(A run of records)

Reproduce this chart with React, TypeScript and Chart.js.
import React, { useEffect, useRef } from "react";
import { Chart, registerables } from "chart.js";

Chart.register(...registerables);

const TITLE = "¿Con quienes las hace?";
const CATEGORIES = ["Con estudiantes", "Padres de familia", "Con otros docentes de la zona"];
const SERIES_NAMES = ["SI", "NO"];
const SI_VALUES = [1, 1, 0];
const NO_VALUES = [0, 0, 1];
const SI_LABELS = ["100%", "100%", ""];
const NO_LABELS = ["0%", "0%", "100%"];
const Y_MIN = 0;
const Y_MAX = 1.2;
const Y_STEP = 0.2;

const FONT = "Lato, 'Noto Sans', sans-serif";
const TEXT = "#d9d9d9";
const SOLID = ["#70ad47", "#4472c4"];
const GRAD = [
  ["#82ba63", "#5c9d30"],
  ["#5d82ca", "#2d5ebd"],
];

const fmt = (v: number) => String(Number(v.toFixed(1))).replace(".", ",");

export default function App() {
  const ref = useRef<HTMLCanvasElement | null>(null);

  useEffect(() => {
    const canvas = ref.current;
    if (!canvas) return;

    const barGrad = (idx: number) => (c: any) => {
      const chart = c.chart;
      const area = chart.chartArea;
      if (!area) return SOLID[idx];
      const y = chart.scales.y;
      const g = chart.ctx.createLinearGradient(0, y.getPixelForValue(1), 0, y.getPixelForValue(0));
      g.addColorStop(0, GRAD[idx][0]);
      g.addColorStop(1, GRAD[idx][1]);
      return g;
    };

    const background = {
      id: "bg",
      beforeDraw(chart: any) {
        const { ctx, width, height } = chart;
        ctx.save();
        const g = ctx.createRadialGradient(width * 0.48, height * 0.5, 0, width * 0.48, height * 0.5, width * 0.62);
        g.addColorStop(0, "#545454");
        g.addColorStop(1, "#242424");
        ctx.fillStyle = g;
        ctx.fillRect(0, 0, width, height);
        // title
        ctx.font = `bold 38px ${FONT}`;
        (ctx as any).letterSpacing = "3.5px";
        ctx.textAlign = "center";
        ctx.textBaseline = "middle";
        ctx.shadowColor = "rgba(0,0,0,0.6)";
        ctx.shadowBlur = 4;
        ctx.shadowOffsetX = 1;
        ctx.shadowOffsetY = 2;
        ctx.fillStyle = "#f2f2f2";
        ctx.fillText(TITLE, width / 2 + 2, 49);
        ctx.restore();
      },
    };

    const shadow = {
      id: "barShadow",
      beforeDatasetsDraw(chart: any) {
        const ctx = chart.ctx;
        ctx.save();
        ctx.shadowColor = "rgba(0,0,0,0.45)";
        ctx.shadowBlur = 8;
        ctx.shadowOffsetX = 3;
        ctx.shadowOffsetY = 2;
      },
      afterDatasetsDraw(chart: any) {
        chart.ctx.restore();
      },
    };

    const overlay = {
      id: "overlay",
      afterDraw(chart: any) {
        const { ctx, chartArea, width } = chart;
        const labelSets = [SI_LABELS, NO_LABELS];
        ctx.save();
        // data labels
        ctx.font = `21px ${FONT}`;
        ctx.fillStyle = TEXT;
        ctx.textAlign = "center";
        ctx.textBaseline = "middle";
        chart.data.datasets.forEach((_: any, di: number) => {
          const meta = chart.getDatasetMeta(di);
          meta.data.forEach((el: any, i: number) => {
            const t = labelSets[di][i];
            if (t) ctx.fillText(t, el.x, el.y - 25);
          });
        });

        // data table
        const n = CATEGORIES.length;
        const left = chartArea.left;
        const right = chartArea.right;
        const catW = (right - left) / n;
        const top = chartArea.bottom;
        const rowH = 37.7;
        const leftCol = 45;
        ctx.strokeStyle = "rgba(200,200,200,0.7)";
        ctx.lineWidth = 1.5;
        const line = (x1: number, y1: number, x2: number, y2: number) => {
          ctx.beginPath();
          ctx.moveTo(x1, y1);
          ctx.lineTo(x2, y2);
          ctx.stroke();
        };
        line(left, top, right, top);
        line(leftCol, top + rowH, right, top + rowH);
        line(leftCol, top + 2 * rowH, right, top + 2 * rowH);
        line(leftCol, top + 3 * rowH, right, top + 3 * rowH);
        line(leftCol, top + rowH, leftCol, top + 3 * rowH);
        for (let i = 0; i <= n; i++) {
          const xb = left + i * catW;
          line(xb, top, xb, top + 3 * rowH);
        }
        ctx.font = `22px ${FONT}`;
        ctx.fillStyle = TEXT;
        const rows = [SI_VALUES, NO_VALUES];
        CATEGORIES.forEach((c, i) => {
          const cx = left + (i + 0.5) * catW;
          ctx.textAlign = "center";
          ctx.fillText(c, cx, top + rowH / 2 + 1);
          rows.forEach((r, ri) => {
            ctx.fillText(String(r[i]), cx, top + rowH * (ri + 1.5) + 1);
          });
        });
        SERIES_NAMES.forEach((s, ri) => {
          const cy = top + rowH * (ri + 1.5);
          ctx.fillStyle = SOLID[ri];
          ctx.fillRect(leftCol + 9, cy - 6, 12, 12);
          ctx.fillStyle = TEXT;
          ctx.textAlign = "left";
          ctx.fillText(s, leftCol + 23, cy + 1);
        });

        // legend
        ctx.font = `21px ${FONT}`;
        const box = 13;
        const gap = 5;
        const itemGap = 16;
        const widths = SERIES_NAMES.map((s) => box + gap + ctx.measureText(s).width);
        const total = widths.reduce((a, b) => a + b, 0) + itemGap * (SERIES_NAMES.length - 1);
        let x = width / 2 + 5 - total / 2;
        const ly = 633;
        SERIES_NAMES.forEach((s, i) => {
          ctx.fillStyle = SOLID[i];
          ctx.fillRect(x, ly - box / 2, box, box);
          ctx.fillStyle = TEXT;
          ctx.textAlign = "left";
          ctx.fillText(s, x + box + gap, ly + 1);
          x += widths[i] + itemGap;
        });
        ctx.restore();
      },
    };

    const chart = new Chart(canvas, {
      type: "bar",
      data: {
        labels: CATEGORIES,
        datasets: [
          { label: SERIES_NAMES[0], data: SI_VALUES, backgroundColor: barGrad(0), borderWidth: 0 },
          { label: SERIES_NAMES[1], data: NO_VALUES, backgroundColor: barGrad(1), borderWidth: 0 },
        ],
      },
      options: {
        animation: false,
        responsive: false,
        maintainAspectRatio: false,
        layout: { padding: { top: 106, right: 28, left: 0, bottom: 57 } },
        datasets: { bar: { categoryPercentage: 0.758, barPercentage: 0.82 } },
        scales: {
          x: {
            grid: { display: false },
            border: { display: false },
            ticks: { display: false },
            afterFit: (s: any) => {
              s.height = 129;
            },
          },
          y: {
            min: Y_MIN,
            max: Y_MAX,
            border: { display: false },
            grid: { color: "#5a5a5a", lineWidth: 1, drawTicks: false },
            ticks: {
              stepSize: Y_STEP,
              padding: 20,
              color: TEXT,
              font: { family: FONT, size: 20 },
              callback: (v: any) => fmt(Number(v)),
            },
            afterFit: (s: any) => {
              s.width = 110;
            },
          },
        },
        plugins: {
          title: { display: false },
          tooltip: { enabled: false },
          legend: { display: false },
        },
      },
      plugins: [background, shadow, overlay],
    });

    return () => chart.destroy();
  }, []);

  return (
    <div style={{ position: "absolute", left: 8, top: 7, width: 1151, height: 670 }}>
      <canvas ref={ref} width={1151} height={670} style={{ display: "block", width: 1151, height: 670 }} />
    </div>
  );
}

...

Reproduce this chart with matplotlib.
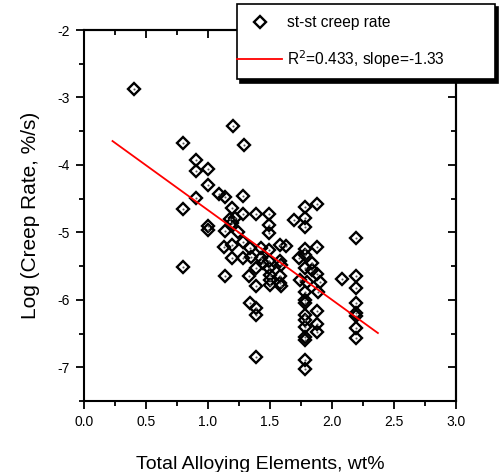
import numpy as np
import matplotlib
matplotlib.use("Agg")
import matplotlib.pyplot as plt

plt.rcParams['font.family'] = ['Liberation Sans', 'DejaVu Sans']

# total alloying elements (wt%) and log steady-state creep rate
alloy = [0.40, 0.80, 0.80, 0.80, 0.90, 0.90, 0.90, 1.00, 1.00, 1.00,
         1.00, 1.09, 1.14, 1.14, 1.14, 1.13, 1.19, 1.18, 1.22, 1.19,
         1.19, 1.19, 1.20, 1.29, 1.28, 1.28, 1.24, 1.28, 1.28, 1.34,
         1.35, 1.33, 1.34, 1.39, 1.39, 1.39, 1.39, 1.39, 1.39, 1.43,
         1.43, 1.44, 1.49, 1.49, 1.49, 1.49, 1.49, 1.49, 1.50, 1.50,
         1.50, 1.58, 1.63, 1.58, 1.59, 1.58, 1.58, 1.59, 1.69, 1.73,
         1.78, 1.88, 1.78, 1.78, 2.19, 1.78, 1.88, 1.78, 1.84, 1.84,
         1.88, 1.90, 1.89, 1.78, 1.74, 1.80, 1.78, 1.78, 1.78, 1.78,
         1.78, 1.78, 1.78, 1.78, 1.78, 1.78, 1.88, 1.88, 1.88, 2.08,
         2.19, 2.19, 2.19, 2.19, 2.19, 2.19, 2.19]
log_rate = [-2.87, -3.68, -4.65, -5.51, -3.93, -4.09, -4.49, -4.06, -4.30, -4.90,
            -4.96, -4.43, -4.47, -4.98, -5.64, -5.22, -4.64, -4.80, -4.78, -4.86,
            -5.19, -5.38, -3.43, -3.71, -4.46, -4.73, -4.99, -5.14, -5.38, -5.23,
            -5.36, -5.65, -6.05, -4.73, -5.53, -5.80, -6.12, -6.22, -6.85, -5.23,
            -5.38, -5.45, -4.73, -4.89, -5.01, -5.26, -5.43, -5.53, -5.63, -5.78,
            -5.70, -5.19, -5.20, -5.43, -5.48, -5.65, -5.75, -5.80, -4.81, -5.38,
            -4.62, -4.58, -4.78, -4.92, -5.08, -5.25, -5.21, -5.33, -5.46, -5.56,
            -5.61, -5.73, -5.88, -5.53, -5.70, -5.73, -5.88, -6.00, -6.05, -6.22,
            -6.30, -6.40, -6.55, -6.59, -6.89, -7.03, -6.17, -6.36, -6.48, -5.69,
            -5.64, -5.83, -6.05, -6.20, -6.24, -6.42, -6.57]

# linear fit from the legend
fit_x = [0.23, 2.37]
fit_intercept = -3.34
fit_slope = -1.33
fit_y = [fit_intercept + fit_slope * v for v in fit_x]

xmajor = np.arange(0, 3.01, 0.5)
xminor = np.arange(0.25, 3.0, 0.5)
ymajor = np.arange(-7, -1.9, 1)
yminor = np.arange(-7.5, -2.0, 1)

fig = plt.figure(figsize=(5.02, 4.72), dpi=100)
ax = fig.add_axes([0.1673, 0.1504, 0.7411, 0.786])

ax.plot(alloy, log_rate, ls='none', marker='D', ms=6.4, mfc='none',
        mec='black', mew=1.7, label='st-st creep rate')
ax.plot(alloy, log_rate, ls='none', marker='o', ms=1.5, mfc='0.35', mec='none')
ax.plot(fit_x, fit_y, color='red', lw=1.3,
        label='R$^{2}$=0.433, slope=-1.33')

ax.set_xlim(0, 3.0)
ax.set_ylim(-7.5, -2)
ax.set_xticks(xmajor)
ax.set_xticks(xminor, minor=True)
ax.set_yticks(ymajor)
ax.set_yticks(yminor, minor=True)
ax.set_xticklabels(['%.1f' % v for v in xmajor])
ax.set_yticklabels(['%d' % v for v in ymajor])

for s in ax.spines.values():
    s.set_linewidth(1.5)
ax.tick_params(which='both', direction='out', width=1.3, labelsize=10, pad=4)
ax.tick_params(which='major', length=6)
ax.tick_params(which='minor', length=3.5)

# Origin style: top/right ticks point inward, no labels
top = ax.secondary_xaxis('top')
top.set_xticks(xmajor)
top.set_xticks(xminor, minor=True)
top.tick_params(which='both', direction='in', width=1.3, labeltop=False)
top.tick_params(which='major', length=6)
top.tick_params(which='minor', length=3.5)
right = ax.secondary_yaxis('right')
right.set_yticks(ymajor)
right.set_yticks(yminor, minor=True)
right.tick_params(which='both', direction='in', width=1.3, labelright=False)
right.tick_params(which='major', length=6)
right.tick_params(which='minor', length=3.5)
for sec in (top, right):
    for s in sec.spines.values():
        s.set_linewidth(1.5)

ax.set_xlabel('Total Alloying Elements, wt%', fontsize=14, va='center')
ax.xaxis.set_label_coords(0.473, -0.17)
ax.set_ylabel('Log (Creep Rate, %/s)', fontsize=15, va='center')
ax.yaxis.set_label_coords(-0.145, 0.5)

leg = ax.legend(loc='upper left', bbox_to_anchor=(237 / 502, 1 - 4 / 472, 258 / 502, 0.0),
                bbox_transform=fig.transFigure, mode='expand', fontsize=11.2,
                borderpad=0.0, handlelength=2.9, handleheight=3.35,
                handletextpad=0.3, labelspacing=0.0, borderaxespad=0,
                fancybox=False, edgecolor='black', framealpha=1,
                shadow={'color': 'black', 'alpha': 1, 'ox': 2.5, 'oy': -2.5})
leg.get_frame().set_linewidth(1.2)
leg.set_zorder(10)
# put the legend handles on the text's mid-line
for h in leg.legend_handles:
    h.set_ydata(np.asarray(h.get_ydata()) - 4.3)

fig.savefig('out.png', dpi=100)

- Directive: Among the records above, locate the line containing "Reproduce this chart with matplotlib." and the line containing "plt.rcParams['font.family'] = ['Liberation", then transcribe exactly the lines starting at the first and ending at the second, with no pictures.

- Answer below:
Reproduce this chart with matplotlib.
import numpy as np
import matplotlib
matplotlib.use("Agg")
import matplotlib.pyplot as plt

plt.rcParams['font.family'] = ['Liberation Sans', 'DejaVu Sans']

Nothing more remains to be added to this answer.